Search the material for the word "this" and copy each line that holds it.

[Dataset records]
* Begin *

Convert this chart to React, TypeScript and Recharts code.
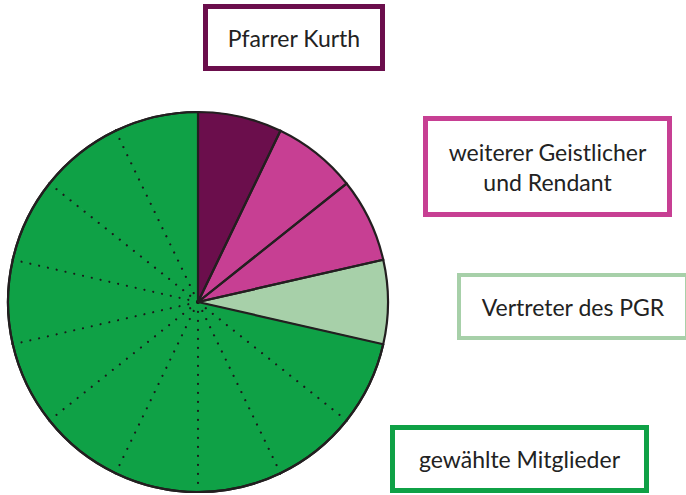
import React from 'react';
import { PieChart, Pie, Cell } from 'recharts';

// One seat per slice, clockwise from the top
const seatGroups = [
  'pfarrer',
  'geistlich',
  'geistlich',
  'pgr',
  'gewaehlt', 'gewaehlt', 'gewaehlt', 'gewaehlt', 'gewaehlt',
  'gewaehlt', 'gewaehlt', 'gewaehlt', 'gewaehlt', 'gewaehlt',
];
const seatValues = [1, 1, 1, 1, 1, 1, 1, 1, 1, 1, 1, 1, 1, 1];

const groupKeys = ['pfarrer', 'geistlich', 'pgr', 'gewaehlt'];
const groupLabels = [
  ['Pfarrer Kurth'],
  ['weiterer Geistlicher', 'und Rendant'],
  ['Vertreter des PGR'],
  ['gewählte Mitglieder'],
];

const groupColors: Record<string, string> = {
  pfarrer: '#6b0e4c',
  geistlich: '#c73f93',
  pgr: '#a7d0a9',
  gewaehlt: '#0fa146',
};

const data = seatGroups.map((g, i) => ({ name: `${g}-${i}`, group: g, value: seatValues[i] }));

const OUTLINE = '#231f20';
const R = 190;
const arcLen = (R * 2 * Math.PI) / data.length;
const DOT = 0.01;
const GAP = 8.99;
const dotted =
  `${arcLen} ${GAP}` + ` ${DOT} ${GAP}`.repeat(20) + ' 0 2000';

const boxStyles: React.CSSProperties[] = [
  { left: 203, top: 4, width: 182, height: 67, borderWidth: 5 },
  { left: 423, top: 116, width: 249, height: 101, borderWidth: 5 },
  { left: 457, top: 273, width: 232, height: 67, borderWidth: 4 },
  { left: 390, top: 425, width: 259, height: 68, borderWidth: 5 },
];

const pieProps = {
  data,
  dataKey: 'value',
  cx: 198,
  cy: 302,
  outerRadius: R,
  startAngle: 90,
  endAngle: -270,
  isAnimationActive: false,
  paddingAngle: 0,
};

export default function App() {
  return (
    <div style={{ position: 'absolute', left: 0, top: 0, width: 686, height: 495, background: '#fff' }}>
      <PieChart width={686} height={495} margin={{ top: 0, right: 0, bottom: 0, left: 0 }}>
        <Pie {...pieProps}>
          {data.map((d, i) => (
            <Cell
              key={`f-${i}`}
              fill={groupColors[d.group]}
              stroke={groupColors[d.group]}
              strokeWidth={1}
            />
          ))}
        </Pie>
        <Pie {...pieProps}>
          {data.map((d, i) => (
            <Cell
              key={`d-${i}`}
              fill="none"
              stroke={d.group === 'gewaehlt' ? '#1a1a1a' : 'none'}
              strokeWidth={d.group === 'gewaehlt' ? 2.2 : 0}
              strokeLinecap="round"
              strokeDasharray={d.group === 'gewaehlt' ? dotted : undefined}
            />
          ))}
        </Pie>
        <Pie {...pieProps}>
          {data.map((d, i) => (
            <Cell
              key={`s-${i}`}
              fill="none"
              stroke={OUTLINE}
              strokeWidth={2.2}
              strokeDasharray={d.group === 'gewaehlt' ? `${arcLen} 2000` : undefined}
            />
          ))}
        </Pie>
      </PieChart>
      {groupKeys.map((g, i) => (
        <div
          key={g}
          style={{
            position: 'absolute',
            boxSizing: 'border-box',
            borderStyle: 'solid',
            borderColor: groupColors[g],
            display: 'flex',
            flexDirection: 'column',
            alignItems: 'center',
            justifyContent: 'center',
            fontFamily: 'Lato, sans-serif',
            fontSize: 23,
            lineHeight: '30px',
            color: '#222',
            background: '#fff',
            ...boxStyles[i],
          }}
        >
          {groupLabels[i].map((line) => (
            <div key={line}>{line}</div>
          ))}
        </div>
      ))}
    </div>
  );
}
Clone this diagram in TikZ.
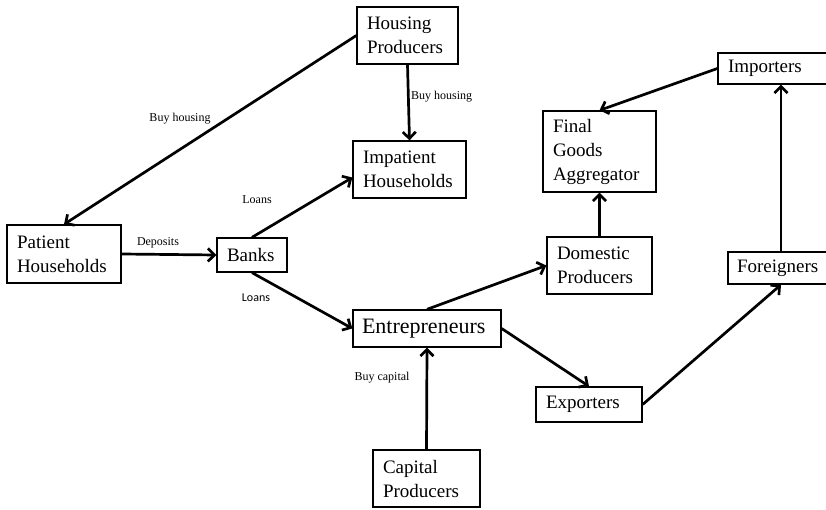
\documentclass[tikz,border=0pt]{standalone}
\usepackage{fontspec}
\setmainfont{Liberation Serif}
\newfontfamily\lblsans{Carlito}
\usetikzlibrary{arrows.meta}
\begin{document}
\begin{tikzpicture}[
        x=1pt,
        y=-1pt,
        font=\fontsize{19}{24}\selectfont
    ]
    \tikzset{
        agent/.style = {rectangle, draw=black, line width=1.3pt, align=left, inner xsep=10pt, inner ysep=0pt},
        lbl/.style = {inner sep=0pt, font=\fontsize{12}{14}\selectfont},
        flow/.style = {line width=2.7pt, -{Straight Barb[length=6.5pt,width=13pt]}},
    }
    \useasboundingbox (0,0) rectangle (826,510);
    \clip (0,0) rectangle (826,510);
    \node[agent, text width=81pt, minimum height=57pt] at (407.5,35.5) (hp) {Housing\\Producers};
    \node[agent, text width=93pt, minimum height=57pt] at (409.5,169.5) (ih) {Impatient\\Households};
    \node[agent, text width=94pt, minimum height=58pt] at (64,254) (ph) {Patient\\Households};
    \node[agent, text width=50pt, minimum height=34pt] at (252,255) (bk) {Banks};
    \node[agent, text width=130pt, minimum height=37pt, inner xsep=9pt, font=\fontsize{22}{26}\selectfont] at (427,328.5) (en) {Entrepreneurs};
    \node[agent, text width=87pt, minimum height=57pt] at (426.5,478.5) (cp) {Capital\\Producers};
    \node[agent, text width=93pt, minimum height=81pt] at (599.5,151.5) (fga) {Final\\Goods\\Aggregator};
    \node[agent, text width=85pt, minimum height=57pt] at (599.5,265.5) (dp) {Domestic\\Producers};
    \node[agent, text width=106pt, minimum height=31pt] at (781,68.5) (imp) {Importers};
    \node[agent, text width=88pt, minimum height=32pt, inner xsep=9pt] at (781,268) (fo) {Foreigners};
    \node[agent, text width=86pt, minimum height=35pt] at (589,404.5) (ex) {Exporters};
    %
    \node[lbl] at (180,119) (l1) {Buy housing};
    \node[lbl, anchor=west] at (411,97) (l2) {Buy housing};
    \node[lbl] at (158,243) (l3) {Deposits};
    \node[lbl] at (257,200) (l4) {Loans};
    \node[lbl, font=\lblsans\fontsize{12}{14}\selectfont] at (256,298) (l5) {Loans};
    \node[lbl] at (382,378) (l6) {Buy capital};
    %
    \draw[flow] (hp.west) -- (ph.north);
    \draw[flow] (hp.south) -- (ih.north);
    \draw[flow] (ph.east) -- (bk.west);
    \draw[flow] (bk.north) -- ([yshift=-8pt]ih.west);
    \draw[flow] (bk.south) -- (en.west);
    %
    \draw[flow] (en.north) -- (dp.west);
    \draw[flow] (dp.north) -- (fga.south);
    \draw[flow] (imp.west) -- (fga.north);
    \draw[flow] (fo.north) -- (imp.south);
    \draw[flow] (ex.east) -- (fo.south);
    \draw[flow] (en.east) -- (ex.north);
    \draw[flow] (cp.north) -- (en.south);
\end{tikzpicture}
\end{document}
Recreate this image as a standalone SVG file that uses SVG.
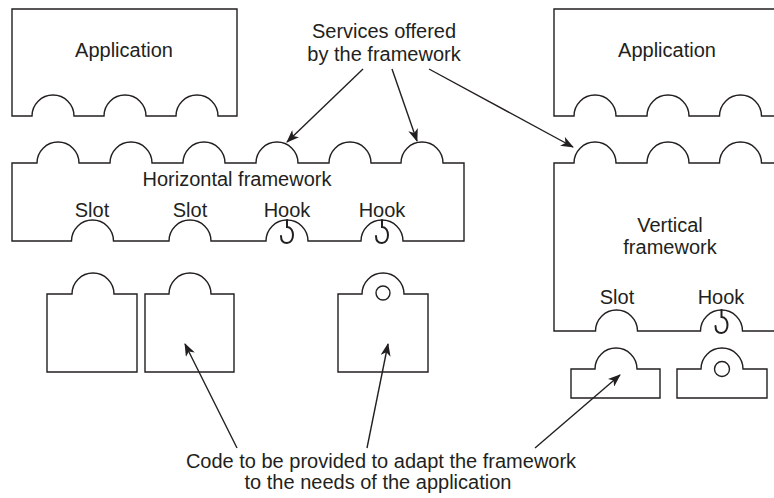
<svg xmlns="http://www.w3.org/2000/svg" width="774" height="498" viewBox="0 0 774 498">
<defs>
<style>
.s{fill:#fff;stroke:#231f20;stroke-width:1.4;stroke-linejoin:miter}
.h{fill:none;stroke:#231f20;stroke-width:2;stroke-linecap:round}
.t{font-family:"Liberation Sans",Arial,sans-serif;font-size:20px;fill:#231f20;text-anchor:middle}
.c{fill:none;stroke:#231f20;stroke-width:1.4}
</style>
<marker id="ah" viewBox="0 0 13 10" refX="12" refY="5" markerWidth="13" markerHeight="10" markerUnits="userSpaceOnUse" orient="auto">
<path d="M0,0 L13,5 L0,10 L3.5,5 Z" fill="#231f20"/>
</marker>
</defs>
<rect width="774" height="498" fill="#fff"/>

<g id="app-left">
<path class="s" d="M12,9 H237 V116 H218 A21,21 0 0 0 176,116 H146 A21,21 0 0 0 104,116 H74 A21,21 0 0 0 32,116 H12 Z"/>
<text class="t" x="124" y="57">Application</text>
</g>

<g id="app-right">
<path class="s" d="M780,9 H554 V116 H574 A21,21 0 0 1 616,116 H647 A21,21 0 0 1 689,116 H719.5 A21,21 0 0 1 761.5,116 H780"/>
<text class="t" x="667" y="57">Application</text>
</g>

<g id="services-label">
<text class="t" x="384" y="38">Services offered</text>
<text class="t" x="384" y="61">by the framework</text>
</g>

<g id="horizontal-framework">
<path class="s" d="M12,241 V163 H37 A21,21 0 0 1 79,163 H110 A21,21 0 0 1 152,163 H183 A21,21 0 0 1 225,163 H256 A21,21 0 0 1 298,163 H329 A21,21 0 0 1 371,163 H401 A21,21 0 0 1 443,163 H464 V241 H403 A21,21 0 0 0 361,241 H308 A21,21 0 0 0 266,241 H211 A21,21 0 0 0 169,241 H113.5 A21,21 0 0 0 71.5,241 H12 Z"/>
<path class="h" d="M287,220 V227 C295,227 295,243 287,243 C282,243 281,239 281,236"/>
<path class="h" d="M382,220 V227 C390,227 390,243 382,243 C377,243 376,239 376,236"/>
<text class="t" x="237" y="186">Horizontal framework</text>
<text class="t" x="92" y="217">Slot</text>
<text class="t" x="190" y="217">Slot</text>
<text class="t" x="287" y="217">Hook</text>
<text class="t" x="382" y="217">Hook</text>
</g>

<g id="vertical-framework">
<path class="s" d="M780,163 H761.5 A21,21 0 0 0 719.5,163 H689 A21,21 0 0 0 647,163 H616 A21,21 0 0 0 574,163 H554 V331 H595.5 A21,21 0 0 1 637.5,331 H700.5 A21,21 0 0 1 742.5,331 H780"/>
<path class="h" d="M721.5,310 V317 C729.5,317 729.5,333 721.5,333 C716.5,333 715.5,329 715.5,326"/>
<text class="t" x="670" y="232">Vertical</text>
<text class="t" x="670" y="254">framework</text>
<text class="t" x="617" y="304">Slot</text>
<text class="t" x="721" y="304">Hook</text>
</g>

<g id="piece-slot-1">
<path class="s" d="M47,372 V294 H72 A21,21 0 0 1 114,294 H137 V372 Z"/>
</g>
<g id="piece-slot-2">
<path class="s" d="M145,372 V294 H169 A21,21 0 0 1 211,294 H234 V372 Z"/>
</g>
<g id="piece-hook-1">
<path class="s" d="M338,372 V294 H362 A21,21 0 0 1 404,294 H428 V372 Z"/>
<circle class="s" cx="383" cy="293" r="7"/>
</g>
<g id="piece-slot-v">
<path class="s" d="M571,398 V369 H595 A21,21 0 0 1 637,369 H660 V398 Z"/>
</g>
<g id="piece-hook-v">
<path class="s" d="M677,398 V369 H701 A21,21 0 0 1 743,369 H767 V398 Z"/>
<circle class="s" cx="722" cy="369" r="7.5"/>
</g>

<g id="code-label">
<text class="t" x="381" y="468">Code to be provided to adapt the framework</text>
<text class="t" x="378" y="489">to the needs of the application</text>
</g>

<g id="connectors">
<line class="c" x1="363" y1="69" x2="287" y2="142" marker-end="url(#ah)"/>
<line class="c" x1="392" y1="69" x2="417" y2="141" marker-end="url(#ah)"/>
<line class="c" x1="429" y1="69" x2="573" y2="147" marker-end="url(#ah)"/>
<line class="c" x1="237" y1="448" x2="185" y2="344" marker-end="url(#ah)"/>
<line class="c" x1="367" y1="448" x2="388" y2="344" marker-end="url(#ah)"/>
<line class="c" x1="535" y1="448" x2="620" y2="375" marker-end="url(#ah)"/>
</g>
</svg>
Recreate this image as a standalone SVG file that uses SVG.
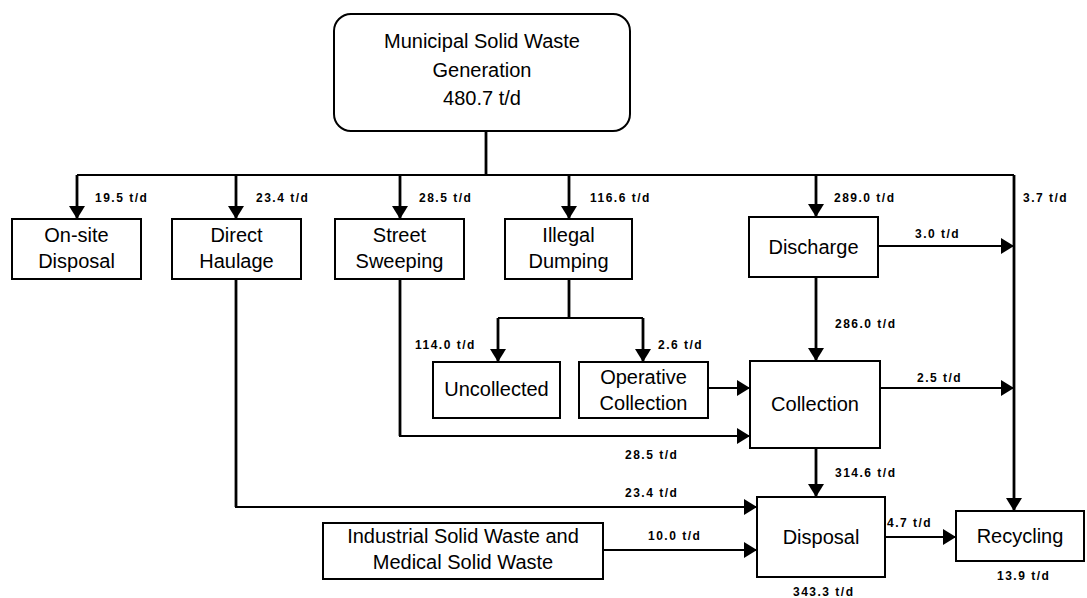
<svg xmlns="http://www.w3.org/2000/svg" width="1087" height="598" viewBox="0 0 1087 598">
<defs>
<marker id="ah" viewBox="0 0 13 16" refX="13" refY="8" markerWidth="13" markerHeight="16" markerUnits="userSpaceOnUse" orient="auto">
<path d="M0,0 L13,8 L0,16 z" fill="#000"/>
</marker>
<style>
.box{fill:#fff;stroke:#000;stroke-width:2}
.t{font-family:"Liberation Sans",Arial,Helvetica,sans-serif;font-size:20px;fill:#000;text-anchor:middle}
.lb{font-family:"Liberation Sans",Arial,Helvetica,sans-serif;font-size:12px;font-weight:bold;fill:#000;letter-spacing:1.5px}
.v{fill:none;stroke:#000;stroke-width:2.8}
.h{fill:none;stroke:#000;stroke-width:1.8}
.a{marker-end:url(#ah)}
</style>
</defs>
<rect width="1087" height="598" fill="#fff"/>

<g id="connectors">
<path class="v" d="M486,131 V175"/>
<path class="h" d="M77,175 H1014"/>
<path class="v a" d="M77,175 V219"/>
<path class="v a" d="M236,175 V219"/>
<path class="v a" d="M400,175 V219"/>
<path class="v a" d="M569,175 V219"/>
<path class="v a" d="M816,175 V217"/>
<path class="v a" d="M1014,175 V511"/>
<path class="h a" d="M878,246 H1014"/>
<path class="v a" d="M816,277 V361"/>
<path class="v" d="M569,279 V318"/>
<path class="h" d="M498,318 H643"/>
<path class="v a" d="M498,318 V362"/>
<path class="v a" d="M643,318 V362"/>
<path class="h a" d="M708,388 H750"/>
<path class="h a" d="M880,388 H1014"/>
<path class="v" d="M400,279 V436"/>
<path class="h a" d="M399,436 H750"/>
<path class="v a" d="M816,448 V497"/>
<path class="v" d="M236,279 V507"/>
<path class="h a" d="M235,507 H757"/>
<path class="h a" d="M603,550 H757"/>
<path class="h a" d="M885,537 H956"/>
</g>

<g id="labels">
<text class="lb" x="95" y="202">19.5 t/d</text>
<text class="lb" x="256" y="202">23.4 t/d</text>
<text class="lb" x="419" y="202">28.5 t/d</text>
<text class="lb" x="590" y="202">116.6 t/d</text>
<text class="lb" x="834" y="202">289.0 t/d</text>
<text class="lb" x="1023" y="202">3.7 t/d</text>
<text class="lb" x="915" y="238">3.0 t/d</text>
<text class="lb" x="835" y="328">286.0 t/d</text>
<text class="lb" x="415" y="349">114.0 t/d</text>
<text class="lb" x="658" y="349">2.6 t/d</text>
<text class="lb" x="917" y="382">2.5 t/d</text>
<text class="lb" x="625" y="459">28.5 t/d</text>
<text class="lb" x="835" y="477">314.6 t/d</text>
<text class="lb" x="625" y="497">23.4 t/d</text>
<text class="lb" x="648" y="540">10.0 t/d</text>
<text class="lb" x="887" y="527">4.7 t/d</text>
<text class="lb" x="793" y="596">343.3 t/d</text>
<text class="lb" x="997" y="580">13.9 t/d</text>
</g>

<g id="msw">
<rect class="box" x="334" y="14" width="296" height="117" rx="17" ry="17" stroke-width="2.5"/>
<text class="t" x="482" y="48">Municipal Solid Waste</text>
<text class="t" x="482" y="77">Generation</text>
<text class="t" x="482" y="105">480.7 t/d</text>
</g>

<g id="onsite">
<rect class="box" x="12" y="219" width="129" height="60"/>
<text class="t" x="76.5" y="242">On-site</text>
<text class="t" x="76.5" y="268">Disposal</text>
</g>

<g id="direct">
<rect class="box" x="172" y="219" width="129" height="60"/>
<text class="t" x="236.5" y="242">Direct</text>
<text class="t" x="236.5" y="268">Haulage</text>
</g>

<g id="street">
<rect class="box" x="335" y="219" width="129" height="60"/>
<text class="t" x="399.5" y="242">Street</text>
<text class="t" x="399.5" y="268">Sweeping</text>
</g>

<g id="illegal">
<rect class="box" x="505" y="219" width="127" height="60"/>
<text class="t" x="568.5" y="242">Illegal</text>
<text class="t" x="568.5" y="268">Dumping</text>
</g>

<g id="discharge">
<rect class="box" x="749" y="217" width="129" height="60"/>
<text class="t" x="813.5" y="254">Discharge</text>
</g>

<g id="uncollected">
<rect class="box" x="433" y="362" width="127" height="56"/>
<text class="t" x="496.5" y="396">Uncollected</text>
</g>

<g id="operative">
<rect class="box" x="579" y="362" width="129" height="56"/>
<text class="t" x="643.5" y="384">Operative</text>
<text class="t" x="643.5" y="410">Collection</text>
</g>

<g id="collection">
<rect class="box" x="750" y="361" width="130" height="87"/>
<text class="t" x="815" y="411">Collection</text>
</g>

<g id="industrial">
<rect class="box" x="323" y="523" width="280" height="56"/>
<text class="t" x="463" y="543">Industrial Solid Waste and</text>
<text class="t" x="463" y="569">Medical Solid Waste</text>
</g>

<g id="disposal">
<rect class="box" x="757" y="497" width="128" height="80"/>
<text class="t" x="821" y="544">Disposal</text>
</g>

<g id="recycling">
<rect class="box" x="956" y="511" width="128" height="50"/>
<text class="t" x="1020" y="543">Recycling</text>
</g>
</svg>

* End *

■ **Finished task**:
Convert this chart to React, TypeScript and Recharts code.
Clone this diagram in TikZ.
Recreate this image as a standalone SVG file that uses SVG.
Recreate this image as a standalone SVG file that uses SVG.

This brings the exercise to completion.